Seniors Abigail Sanchez and Kenneth Durbin represent the colleges they plan to attend.

Kenneth Durbin, Reporter

Seniors are getting ready to clear, final grades will soon be posted as graduation closes in. Graduation can be a fun time but it can also be stressful.

As students look back on their last year of high school some wonder what might have been different.

“To be completely honest, my final year does not feel like my final year. There’s nothing significant about it. It feels like we’re just going through another year of school, but now we’re doing it while stuck at home. This school year might be a year to remember, but not for the right reasons,” senior Angel Galvez said. 

With the choice to stay online or return to school students faced a tough decision.

“I wanted to go back in person just because I wanted to experience in-person school one last time, but it was just too risky, and it wasn’t worth it. Although I would’ve liked to go to in-person school, I think staying at home was the right choice,” Galvez said.

Whether one is in school in-person or online certain tasks must be completed to graduate and the date is only two months away. Seniors must have completed Apply Texas and have sent their application to UTEP, EPCC, and another school of their choice as well as getting the necessary amount of credits to graduate.

“As a district, completing the FAFSA was a requirement since next year it will be a state mandate,” Go-center specialist Julieta Rodriguez said.

With high school coming to a close students are looking toward obtaining a higher education and finishing the application process.

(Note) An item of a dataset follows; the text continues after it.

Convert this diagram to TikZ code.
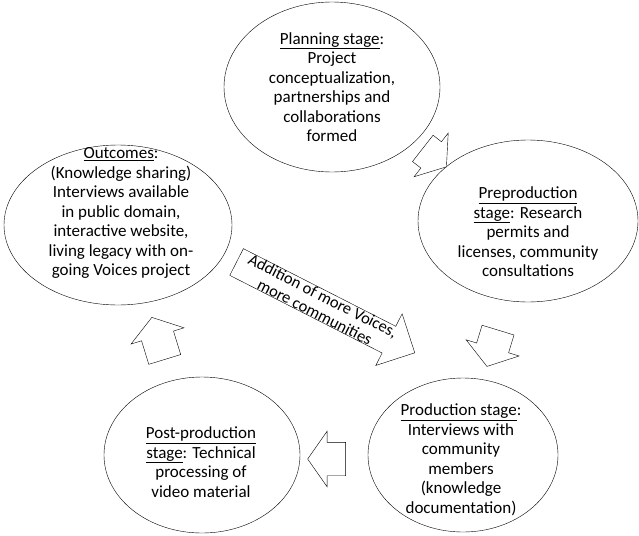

“I applied to five schools, UTEP, UNT, NMSU, EPCC, AND Texas Tech University,” senior Abigail Sanchez said. “I got accepted into all the schools I applied to.”

Because higher education isn’t free it can be intimidating to find a way to pay for it.

“There are many scholarships available for students. The local scholarships should be something that the student should consider since our community wants to help students pay for college. A great resource to look for scholarships is the YISD website: https://www.yisd.net/Page/13834,” Rodriguez said. “Completing the FAFSA application, applying for scholarships, joining the ROTC program at the college, working and student loans are various ways to pay for college.”

Colleges accept students from across the street or from different parts of the country but students have to decide what is best for them.

“That is still a decision that I have to make. I am still in between staying at UTEP or leaving home and going to Texas Tech,” Galvez said.

Being far from home can be too much for some students but for others it’s perfect.

“I am excited about leaving, meeting new people, and starting my own life outside of my parents. Nevertheless, I will miss my family, friends, and my life here in general,” Sanchez said.

It can be intimidating to be alone in a new city, but it doesn’t have to be that way.

“Join clubs and organizations that you are interested in. You will see a lot of these clubs during orientation, ask questions and then decide if they are something you want to belong to. Select a dorm that has students majoring in the same major so that you have someone to study with. Go hang out at the rec center and join an intramural sport,” Rodriguez said.

College can be a leap of faith, it’s hard to tell what is in store.

“College can be an exciting time, but it can also make you feel scared whether you leave or stay local. This is normal, you are not alone in these feelings. Make sure to manage your time correctly; get an agenda and create a schedule a time to study, eat, sleep, exercise and shower. Show up to class. Don’t register for a class if you know that you are not going to show up. You will be setting yourself up for failure. Lastly, study hard, but enjoy yourself too. Maybe take a class that has nothing to do with your major and seems fun,” Rodriguez said.

When applying to schools one never knows what could happen.

“It’s important to have confidence in yourself. I got into all the schools I applied to and it makes me wonder how much further I could’ve gone,” Galvez said.